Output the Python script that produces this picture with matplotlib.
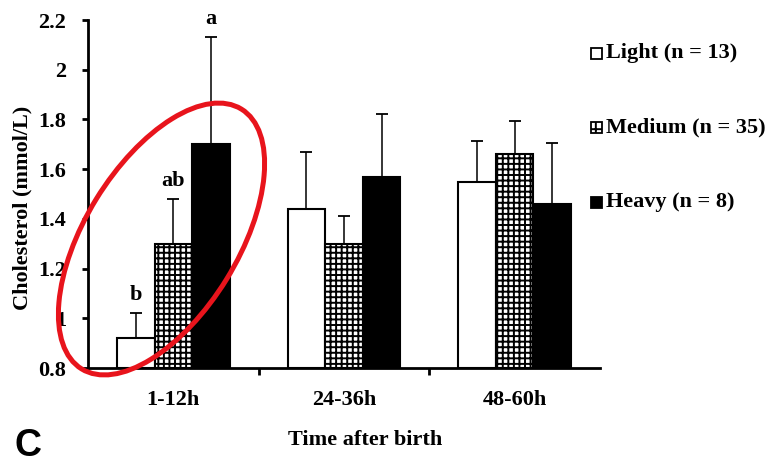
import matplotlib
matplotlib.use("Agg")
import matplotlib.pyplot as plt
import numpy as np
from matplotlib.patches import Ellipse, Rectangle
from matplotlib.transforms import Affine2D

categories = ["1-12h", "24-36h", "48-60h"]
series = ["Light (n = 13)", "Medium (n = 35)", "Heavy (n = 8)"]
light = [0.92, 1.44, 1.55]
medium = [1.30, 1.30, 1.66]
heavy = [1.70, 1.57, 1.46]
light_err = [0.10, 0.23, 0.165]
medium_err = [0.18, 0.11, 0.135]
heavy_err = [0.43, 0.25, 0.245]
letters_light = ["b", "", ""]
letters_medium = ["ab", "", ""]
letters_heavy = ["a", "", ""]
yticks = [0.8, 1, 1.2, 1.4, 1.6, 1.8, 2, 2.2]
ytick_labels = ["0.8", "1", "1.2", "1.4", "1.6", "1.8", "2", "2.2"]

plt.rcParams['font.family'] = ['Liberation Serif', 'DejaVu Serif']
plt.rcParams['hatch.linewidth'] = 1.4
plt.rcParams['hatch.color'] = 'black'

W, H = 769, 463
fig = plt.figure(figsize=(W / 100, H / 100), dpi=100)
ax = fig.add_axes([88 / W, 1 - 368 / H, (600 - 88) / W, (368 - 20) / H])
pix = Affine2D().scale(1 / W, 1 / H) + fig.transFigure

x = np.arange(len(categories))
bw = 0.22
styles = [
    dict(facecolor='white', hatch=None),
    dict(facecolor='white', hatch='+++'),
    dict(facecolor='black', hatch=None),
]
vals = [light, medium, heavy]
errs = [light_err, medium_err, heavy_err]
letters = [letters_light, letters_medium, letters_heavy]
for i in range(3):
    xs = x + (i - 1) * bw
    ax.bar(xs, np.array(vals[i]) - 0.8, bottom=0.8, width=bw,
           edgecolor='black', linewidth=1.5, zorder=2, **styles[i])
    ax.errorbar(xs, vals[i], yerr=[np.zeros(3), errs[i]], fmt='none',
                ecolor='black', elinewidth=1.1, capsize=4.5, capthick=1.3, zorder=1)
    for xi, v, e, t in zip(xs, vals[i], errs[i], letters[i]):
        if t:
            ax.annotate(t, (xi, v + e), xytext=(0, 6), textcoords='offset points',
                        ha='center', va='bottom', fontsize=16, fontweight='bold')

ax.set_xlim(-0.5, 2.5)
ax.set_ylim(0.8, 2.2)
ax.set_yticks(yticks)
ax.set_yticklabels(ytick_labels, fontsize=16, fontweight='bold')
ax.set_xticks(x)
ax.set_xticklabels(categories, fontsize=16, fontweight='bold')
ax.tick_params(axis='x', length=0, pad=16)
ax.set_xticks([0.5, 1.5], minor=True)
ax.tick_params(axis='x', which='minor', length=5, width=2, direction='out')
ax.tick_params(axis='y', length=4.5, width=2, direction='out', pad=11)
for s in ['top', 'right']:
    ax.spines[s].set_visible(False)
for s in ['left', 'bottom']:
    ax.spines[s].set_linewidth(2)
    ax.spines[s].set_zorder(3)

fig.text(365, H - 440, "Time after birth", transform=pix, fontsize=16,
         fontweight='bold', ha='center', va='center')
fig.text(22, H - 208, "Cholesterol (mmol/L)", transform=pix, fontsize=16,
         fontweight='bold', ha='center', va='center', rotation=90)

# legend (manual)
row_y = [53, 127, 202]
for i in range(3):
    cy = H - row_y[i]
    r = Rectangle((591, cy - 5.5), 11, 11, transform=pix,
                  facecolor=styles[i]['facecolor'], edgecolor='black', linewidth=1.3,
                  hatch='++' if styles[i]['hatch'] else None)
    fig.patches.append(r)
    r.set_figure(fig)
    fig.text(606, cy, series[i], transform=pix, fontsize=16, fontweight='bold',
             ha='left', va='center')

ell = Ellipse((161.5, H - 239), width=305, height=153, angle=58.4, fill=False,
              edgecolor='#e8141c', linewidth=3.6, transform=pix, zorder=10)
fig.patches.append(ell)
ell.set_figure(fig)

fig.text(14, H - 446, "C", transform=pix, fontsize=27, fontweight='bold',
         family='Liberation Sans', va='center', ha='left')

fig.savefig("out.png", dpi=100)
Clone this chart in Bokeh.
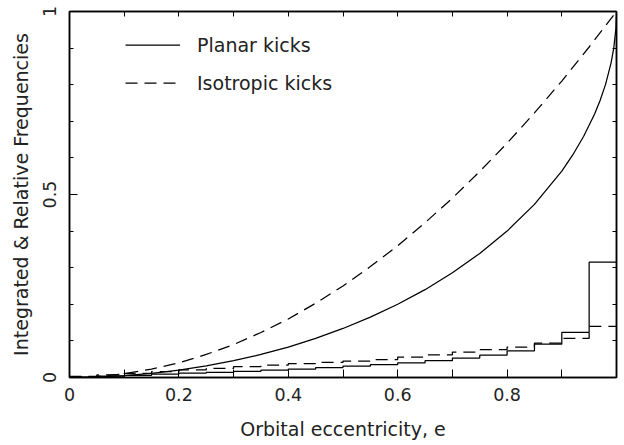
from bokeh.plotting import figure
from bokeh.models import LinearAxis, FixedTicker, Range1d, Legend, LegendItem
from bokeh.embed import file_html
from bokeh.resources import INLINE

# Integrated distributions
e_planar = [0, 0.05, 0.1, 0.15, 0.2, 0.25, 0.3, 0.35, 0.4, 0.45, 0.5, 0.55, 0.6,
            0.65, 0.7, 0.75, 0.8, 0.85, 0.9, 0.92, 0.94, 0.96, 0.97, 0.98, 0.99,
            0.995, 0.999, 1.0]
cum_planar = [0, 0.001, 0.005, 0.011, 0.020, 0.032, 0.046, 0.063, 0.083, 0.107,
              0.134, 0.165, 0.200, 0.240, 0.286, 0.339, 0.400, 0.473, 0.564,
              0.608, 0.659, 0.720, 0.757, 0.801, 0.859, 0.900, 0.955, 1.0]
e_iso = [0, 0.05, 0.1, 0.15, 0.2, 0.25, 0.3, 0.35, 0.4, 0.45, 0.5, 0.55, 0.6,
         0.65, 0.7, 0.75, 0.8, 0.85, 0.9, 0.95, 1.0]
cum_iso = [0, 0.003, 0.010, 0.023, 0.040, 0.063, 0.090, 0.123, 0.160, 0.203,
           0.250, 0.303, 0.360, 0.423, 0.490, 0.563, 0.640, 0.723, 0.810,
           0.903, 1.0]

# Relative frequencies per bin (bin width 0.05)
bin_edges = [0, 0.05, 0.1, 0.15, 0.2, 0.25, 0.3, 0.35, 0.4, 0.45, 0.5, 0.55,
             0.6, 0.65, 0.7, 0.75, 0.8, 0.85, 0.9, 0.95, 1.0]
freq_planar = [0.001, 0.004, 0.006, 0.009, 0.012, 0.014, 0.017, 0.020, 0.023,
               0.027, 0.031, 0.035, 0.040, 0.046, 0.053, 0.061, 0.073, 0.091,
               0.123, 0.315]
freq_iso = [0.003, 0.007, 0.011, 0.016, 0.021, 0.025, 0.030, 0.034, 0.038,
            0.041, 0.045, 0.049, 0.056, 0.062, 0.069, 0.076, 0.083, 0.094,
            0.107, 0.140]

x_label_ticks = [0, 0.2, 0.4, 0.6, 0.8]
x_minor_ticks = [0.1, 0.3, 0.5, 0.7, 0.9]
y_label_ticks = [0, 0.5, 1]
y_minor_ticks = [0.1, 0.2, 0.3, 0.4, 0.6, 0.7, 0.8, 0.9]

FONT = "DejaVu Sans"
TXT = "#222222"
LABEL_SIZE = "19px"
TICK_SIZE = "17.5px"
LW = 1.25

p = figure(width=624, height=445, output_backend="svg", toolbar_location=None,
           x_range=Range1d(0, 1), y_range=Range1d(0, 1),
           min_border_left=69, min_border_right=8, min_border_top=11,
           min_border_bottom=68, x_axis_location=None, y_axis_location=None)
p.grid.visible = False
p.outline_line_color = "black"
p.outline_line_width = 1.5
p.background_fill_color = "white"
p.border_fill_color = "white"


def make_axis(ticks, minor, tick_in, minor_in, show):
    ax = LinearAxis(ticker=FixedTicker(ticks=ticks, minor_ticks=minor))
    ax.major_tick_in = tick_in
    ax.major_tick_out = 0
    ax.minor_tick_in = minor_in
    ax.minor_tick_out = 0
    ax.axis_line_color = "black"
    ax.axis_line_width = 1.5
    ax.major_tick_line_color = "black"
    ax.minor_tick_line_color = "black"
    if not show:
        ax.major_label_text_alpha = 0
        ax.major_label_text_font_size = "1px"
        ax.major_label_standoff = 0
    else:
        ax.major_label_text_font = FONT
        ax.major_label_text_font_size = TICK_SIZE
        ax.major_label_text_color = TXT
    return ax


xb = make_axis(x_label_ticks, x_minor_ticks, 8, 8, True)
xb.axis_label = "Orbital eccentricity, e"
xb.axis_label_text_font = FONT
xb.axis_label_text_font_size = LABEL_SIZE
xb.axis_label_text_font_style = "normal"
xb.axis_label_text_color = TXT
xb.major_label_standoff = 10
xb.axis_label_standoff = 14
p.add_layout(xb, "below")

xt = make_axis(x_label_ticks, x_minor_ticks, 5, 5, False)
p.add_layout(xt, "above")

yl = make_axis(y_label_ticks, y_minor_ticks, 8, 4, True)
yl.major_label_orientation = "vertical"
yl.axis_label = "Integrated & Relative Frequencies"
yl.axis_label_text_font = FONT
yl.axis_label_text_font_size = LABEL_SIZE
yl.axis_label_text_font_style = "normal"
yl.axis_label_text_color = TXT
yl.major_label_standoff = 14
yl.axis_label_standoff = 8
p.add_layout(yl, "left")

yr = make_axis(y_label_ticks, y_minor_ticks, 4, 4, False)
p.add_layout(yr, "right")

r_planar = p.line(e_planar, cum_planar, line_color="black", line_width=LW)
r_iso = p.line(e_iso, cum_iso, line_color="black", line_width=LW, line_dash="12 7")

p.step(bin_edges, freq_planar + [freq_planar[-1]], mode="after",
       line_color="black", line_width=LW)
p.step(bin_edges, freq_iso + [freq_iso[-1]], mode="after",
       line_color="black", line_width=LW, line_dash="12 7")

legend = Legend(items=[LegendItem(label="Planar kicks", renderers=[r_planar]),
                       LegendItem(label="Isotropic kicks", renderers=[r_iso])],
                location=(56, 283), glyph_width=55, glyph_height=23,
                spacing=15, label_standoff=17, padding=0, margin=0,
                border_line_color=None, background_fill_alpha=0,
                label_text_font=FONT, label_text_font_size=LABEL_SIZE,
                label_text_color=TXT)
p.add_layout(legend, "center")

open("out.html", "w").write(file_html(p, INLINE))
──────────────────────────────
What you will do: Each line in the listing above that contains "matplotlib" should be copied.

Full output:
Output the Python script that produces this picture with matplotlib.
import matplotlib
matplotlib.use("Agg")
import matplotlib.pyplot as plt
from matplotlib.patches import Ellipse, Rectangle
from matplotlib.transforms import Affine2D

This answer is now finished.